» **Records**:
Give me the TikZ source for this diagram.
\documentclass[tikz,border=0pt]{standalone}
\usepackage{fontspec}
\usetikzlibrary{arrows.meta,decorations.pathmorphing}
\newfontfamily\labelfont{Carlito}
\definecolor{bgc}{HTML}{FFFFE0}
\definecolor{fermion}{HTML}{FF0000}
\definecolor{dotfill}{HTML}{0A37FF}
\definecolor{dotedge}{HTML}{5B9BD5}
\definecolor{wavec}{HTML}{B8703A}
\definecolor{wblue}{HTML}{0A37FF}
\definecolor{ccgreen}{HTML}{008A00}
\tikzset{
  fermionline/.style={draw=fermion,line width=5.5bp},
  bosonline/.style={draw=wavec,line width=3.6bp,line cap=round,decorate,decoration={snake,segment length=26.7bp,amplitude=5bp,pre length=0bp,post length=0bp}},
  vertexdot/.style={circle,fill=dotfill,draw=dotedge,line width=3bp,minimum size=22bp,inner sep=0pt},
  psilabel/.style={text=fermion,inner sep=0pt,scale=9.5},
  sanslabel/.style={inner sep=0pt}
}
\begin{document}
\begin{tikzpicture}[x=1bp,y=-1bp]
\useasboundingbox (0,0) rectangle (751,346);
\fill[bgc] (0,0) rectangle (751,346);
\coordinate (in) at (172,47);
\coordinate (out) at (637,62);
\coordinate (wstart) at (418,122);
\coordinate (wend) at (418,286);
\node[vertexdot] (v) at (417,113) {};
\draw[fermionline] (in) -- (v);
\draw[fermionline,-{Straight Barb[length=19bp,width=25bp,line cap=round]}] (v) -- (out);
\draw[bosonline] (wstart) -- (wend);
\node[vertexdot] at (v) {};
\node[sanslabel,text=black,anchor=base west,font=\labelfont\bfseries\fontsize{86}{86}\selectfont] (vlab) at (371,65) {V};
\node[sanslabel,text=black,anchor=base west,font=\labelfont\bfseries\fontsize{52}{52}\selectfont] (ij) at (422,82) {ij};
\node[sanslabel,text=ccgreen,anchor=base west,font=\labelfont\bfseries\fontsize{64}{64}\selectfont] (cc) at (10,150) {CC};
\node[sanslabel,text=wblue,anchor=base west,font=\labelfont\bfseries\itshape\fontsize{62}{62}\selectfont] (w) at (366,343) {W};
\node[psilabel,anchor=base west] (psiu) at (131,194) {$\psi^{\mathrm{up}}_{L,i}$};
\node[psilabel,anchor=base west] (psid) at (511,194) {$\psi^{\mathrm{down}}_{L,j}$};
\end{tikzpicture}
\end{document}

==

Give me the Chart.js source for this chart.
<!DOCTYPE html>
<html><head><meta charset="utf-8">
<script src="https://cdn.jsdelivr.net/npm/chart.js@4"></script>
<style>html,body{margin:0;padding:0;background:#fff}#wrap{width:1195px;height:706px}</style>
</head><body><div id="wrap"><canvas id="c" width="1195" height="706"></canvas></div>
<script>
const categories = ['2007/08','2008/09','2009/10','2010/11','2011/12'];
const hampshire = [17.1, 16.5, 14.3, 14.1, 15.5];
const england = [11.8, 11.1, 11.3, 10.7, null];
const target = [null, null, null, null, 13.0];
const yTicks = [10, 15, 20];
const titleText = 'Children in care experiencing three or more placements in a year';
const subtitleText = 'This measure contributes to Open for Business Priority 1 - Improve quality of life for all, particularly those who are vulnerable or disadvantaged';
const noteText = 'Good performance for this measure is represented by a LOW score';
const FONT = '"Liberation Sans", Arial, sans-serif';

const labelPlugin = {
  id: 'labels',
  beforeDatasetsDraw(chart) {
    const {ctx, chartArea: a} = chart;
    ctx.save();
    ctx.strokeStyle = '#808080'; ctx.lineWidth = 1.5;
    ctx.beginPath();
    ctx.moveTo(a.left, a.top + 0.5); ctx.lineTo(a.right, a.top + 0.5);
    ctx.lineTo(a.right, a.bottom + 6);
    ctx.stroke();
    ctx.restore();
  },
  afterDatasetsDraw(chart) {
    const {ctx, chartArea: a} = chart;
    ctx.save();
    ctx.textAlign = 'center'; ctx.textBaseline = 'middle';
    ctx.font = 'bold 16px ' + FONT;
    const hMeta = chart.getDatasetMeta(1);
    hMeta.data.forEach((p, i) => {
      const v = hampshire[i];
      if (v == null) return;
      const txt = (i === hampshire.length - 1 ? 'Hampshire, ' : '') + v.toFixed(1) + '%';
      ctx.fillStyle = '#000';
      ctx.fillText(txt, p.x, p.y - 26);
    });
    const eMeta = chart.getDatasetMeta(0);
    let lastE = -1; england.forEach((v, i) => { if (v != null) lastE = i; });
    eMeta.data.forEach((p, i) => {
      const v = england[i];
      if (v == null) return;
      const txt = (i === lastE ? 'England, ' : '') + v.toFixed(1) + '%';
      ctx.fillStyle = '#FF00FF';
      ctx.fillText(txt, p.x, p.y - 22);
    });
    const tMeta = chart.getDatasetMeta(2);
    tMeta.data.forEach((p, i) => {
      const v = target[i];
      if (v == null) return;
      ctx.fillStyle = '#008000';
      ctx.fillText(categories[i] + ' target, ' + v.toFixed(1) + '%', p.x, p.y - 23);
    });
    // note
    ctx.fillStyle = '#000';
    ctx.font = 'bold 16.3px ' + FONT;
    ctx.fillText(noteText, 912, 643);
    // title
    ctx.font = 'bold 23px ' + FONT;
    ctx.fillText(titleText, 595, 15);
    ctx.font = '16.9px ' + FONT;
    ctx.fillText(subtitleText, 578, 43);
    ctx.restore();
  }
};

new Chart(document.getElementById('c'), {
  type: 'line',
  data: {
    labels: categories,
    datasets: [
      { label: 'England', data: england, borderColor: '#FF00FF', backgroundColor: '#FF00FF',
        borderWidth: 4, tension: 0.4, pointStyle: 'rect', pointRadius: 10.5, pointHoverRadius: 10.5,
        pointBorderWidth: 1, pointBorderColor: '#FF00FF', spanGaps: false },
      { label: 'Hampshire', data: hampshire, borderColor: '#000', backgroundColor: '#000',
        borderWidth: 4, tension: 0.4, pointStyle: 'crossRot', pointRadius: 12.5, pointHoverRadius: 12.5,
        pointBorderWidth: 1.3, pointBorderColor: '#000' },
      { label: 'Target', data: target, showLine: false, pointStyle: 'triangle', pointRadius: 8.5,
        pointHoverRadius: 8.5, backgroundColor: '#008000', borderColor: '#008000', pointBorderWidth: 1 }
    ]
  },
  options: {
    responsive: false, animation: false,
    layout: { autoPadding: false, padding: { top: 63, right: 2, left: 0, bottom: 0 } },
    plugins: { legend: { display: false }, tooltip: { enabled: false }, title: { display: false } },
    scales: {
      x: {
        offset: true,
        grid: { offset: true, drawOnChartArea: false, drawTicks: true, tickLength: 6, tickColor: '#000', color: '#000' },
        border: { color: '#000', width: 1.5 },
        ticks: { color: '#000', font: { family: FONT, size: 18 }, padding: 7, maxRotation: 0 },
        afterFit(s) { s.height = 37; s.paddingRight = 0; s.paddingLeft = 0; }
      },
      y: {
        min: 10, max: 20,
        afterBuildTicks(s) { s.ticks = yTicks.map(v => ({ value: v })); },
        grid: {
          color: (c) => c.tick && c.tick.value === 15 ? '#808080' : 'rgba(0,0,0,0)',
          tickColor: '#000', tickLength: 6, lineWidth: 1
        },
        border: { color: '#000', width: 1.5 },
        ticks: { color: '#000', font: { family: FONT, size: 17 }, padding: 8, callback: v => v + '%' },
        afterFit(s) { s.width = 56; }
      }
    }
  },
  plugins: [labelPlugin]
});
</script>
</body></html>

» **Written task**: Search the data for the string "source" and copy each line where it appears.

» **Output below**:
Give me the TikZ source for this diagram.
Give me the Chart.js source for this chart.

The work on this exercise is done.